Family background variables did not contribute greatly to prediction of internalising behaviour problems above that predicted by maltreatment characteristics. However, for externalising behaviour problems, family background variables provided a significant additional contribution to explaining adjustment, with both family adaptability and cohesion providing unique prediction. It seems that many family factors influence adjustment through their impact on the risk of maltreatment. Rather than having a direct influence on adjustment, the impact of family characteristics (e.g., divorce, rigid family dynamics) is largely mediated through their relationship to the various types of abuse and neglect.

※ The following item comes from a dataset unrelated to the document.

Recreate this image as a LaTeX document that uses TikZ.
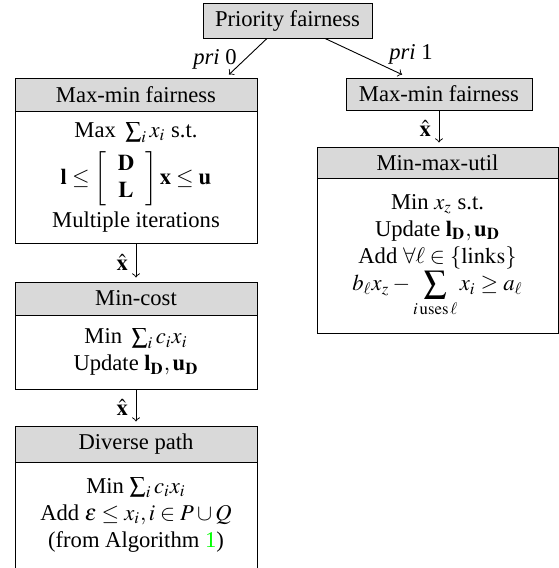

While divorce was not significantly correlated to internalising, externalising or sexual behaviour problems, it was strongly related to disturbances to both gender identity and self-esteem. It was also associated with an increased risk of maltreatment types (except sexual abuse). Similarly, while low family adaptability (rigidity) was significantly correlated with only one measure of adjustment (internalising behaviour problems), it was also associated with a higher degree of psychological maltreatment, neglect and witnessing family violence. These results are interpreted as further support for the mediating role of the family environment in the relationship of maltreatment and the adjustment of children. The findings of the current study highlight these structural and dynamic aspects of families (e.g., parental divorce, low cohesion, low adaptability) and the role they play in increasing the risk of maltreatment occurring (both single-type and multi-type), and the likelihood of adjustment problems.